[Figure scripts]
+++

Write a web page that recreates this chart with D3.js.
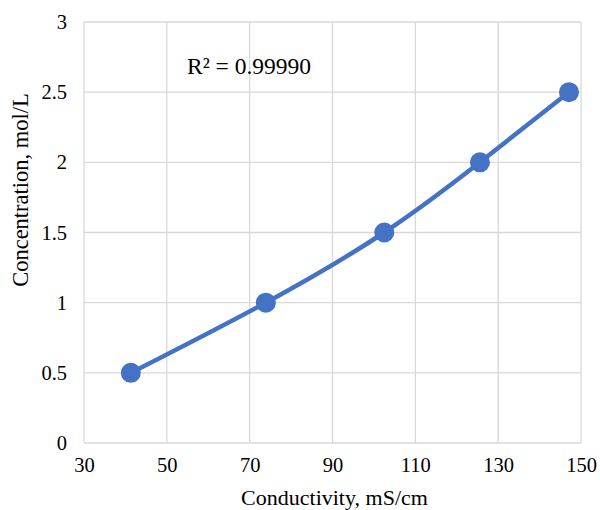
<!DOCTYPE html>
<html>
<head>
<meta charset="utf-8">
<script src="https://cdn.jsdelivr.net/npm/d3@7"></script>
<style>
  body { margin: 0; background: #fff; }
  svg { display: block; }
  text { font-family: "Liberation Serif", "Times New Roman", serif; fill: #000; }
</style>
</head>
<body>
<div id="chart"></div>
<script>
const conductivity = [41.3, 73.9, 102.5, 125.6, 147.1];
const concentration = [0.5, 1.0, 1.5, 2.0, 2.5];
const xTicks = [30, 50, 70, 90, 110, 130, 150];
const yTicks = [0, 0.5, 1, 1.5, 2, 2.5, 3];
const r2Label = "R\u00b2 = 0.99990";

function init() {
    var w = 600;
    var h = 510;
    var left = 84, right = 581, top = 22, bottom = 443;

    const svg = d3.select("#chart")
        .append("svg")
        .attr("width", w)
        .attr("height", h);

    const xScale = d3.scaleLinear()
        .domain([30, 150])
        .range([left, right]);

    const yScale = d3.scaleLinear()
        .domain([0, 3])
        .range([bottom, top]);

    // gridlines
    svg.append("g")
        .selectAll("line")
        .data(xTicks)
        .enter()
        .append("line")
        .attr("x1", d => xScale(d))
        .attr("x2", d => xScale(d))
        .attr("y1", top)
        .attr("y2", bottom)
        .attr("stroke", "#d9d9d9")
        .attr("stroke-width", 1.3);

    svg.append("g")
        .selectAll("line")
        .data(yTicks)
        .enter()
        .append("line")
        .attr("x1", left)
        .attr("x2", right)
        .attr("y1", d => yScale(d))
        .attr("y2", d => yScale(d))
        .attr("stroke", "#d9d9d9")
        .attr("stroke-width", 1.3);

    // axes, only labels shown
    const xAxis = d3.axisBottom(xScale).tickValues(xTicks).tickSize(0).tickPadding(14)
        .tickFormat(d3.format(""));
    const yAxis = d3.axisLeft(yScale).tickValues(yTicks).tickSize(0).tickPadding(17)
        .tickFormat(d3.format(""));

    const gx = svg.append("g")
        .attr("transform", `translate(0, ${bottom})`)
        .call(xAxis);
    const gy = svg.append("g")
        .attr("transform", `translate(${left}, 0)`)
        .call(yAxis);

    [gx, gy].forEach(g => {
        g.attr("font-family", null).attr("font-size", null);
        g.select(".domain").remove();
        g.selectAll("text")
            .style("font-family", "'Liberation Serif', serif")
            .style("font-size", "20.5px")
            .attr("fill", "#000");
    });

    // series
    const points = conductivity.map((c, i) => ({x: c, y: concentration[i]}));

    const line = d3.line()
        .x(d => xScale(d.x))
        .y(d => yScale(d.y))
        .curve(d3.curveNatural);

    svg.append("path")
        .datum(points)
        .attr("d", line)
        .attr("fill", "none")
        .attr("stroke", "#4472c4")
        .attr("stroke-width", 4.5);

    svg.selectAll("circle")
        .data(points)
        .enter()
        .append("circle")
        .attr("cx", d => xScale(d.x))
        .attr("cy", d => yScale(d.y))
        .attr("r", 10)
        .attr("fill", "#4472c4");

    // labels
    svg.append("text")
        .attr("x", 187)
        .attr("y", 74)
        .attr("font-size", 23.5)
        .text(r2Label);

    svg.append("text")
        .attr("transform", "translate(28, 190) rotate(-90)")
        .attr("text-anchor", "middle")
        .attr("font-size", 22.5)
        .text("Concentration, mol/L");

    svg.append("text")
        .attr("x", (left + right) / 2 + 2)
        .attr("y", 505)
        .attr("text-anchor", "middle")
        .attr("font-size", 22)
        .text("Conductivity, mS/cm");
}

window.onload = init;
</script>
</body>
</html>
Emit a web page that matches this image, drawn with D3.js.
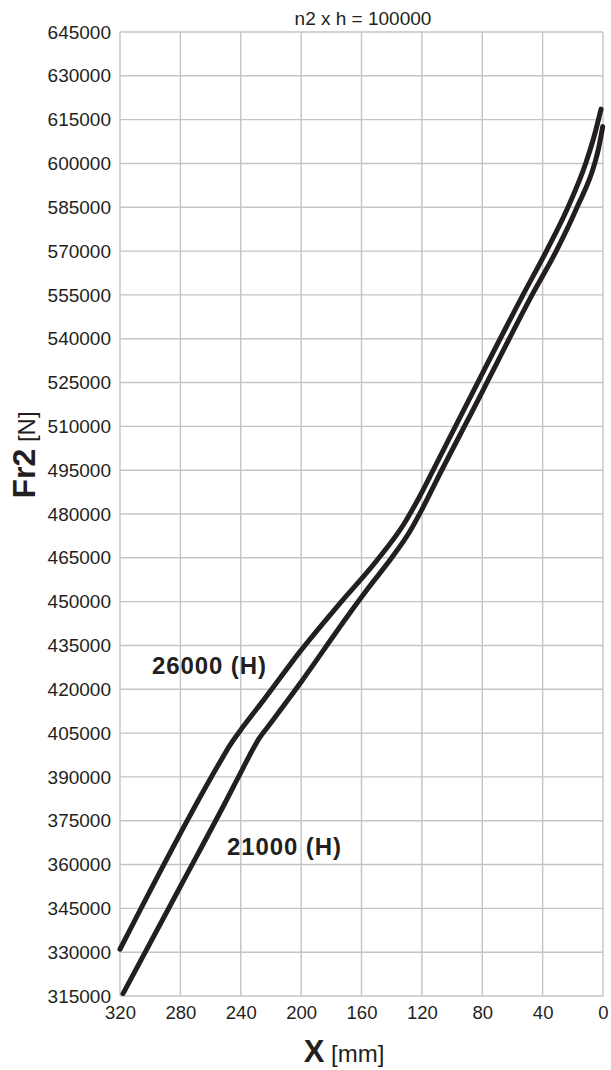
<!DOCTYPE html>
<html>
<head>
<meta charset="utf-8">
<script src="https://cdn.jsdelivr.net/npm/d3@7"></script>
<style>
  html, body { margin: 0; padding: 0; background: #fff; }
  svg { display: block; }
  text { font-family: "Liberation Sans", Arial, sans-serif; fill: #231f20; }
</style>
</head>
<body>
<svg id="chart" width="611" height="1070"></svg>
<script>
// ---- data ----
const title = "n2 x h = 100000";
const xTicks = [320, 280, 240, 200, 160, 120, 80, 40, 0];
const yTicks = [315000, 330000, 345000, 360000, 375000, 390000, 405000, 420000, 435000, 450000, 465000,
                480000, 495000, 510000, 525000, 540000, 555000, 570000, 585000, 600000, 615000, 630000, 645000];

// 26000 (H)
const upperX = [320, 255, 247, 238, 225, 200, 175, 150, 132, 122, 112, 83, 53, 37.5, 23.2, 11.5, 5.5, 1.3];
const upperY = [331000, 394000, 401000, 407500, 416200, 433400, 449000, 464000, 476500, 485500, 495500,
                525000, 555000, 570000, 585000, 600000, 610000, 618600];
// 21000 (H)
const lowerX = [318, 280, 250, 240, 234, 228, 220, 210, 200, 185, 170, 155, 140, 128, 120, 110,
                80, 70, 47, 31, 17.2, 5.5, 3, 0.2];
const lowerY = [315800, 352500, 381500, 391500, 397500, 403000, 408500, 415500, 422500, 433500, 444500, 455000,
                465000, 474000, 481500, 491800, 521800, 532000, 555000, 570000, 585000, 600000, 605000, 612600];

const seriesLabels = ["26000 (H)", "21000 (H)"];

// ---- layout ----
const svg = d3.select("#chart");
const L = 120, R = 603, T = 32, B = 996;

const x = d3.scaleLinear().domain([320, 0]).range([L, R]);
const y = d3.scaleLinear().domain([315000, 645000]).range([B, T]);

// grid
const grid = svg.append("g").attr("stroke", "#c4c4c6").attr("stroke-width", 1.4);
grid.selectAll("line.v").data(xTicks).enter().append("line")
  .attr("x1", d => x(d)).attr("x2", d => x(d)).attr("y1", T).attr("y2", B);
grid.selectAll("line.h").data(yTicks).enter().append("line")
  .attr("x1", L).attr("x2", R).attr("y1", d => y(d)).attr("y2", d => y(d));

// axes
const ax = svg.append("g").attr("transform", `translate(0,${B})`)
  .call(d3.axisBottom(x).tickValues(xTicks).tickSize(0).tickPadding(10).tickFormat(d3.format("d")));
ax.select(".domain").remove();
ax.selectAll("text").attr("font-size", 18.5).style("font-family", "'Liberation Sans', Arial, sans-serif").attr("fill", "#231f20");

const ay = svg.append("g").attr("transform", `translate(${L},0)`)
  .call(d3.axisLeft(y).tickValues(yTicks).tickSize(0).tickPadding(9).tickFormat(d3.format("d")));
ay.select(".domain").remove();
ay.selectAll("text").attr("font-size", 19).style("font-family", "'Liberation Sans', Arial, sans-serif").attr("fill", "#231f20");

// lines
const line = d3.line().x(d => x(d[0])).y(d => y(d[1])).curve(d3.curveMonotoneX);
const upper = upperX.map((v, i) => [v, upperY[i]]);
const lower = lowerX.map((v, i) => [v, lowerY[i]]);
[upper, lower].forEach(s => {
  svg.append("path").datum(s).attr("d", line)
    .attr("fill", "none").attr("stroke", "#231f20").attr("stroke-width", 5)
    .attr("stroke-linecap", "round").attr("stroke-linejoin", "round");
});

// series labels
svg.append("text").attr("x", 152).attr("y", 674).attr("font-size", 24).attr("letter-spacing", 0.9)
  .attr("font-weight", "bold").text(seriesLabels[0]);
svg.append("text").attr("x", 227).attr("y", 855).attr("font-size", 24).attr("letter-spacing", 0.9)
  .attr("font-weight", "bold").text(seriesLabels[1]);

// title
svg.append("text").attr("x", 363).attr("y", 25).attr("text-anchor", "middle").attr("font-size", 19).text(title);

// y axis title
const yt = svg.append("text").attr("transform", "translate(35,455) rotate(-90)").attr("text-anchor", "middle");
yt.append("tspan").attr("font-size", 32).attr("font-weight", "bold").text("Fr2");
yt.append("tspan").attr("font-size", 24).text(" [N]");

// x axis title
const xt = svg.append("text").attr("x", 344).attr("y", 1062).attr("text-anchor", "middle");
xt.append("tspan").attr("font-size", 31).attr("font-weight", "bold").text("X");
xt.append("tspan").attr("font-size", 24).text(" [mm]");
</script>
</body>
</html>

+++

Brief
Copy, from the material above, each line in which the string "with" occurs.

Response
Write a web page that recreates this chart with D3.js.
Emit a web page that matches this image, drawn with D3.js.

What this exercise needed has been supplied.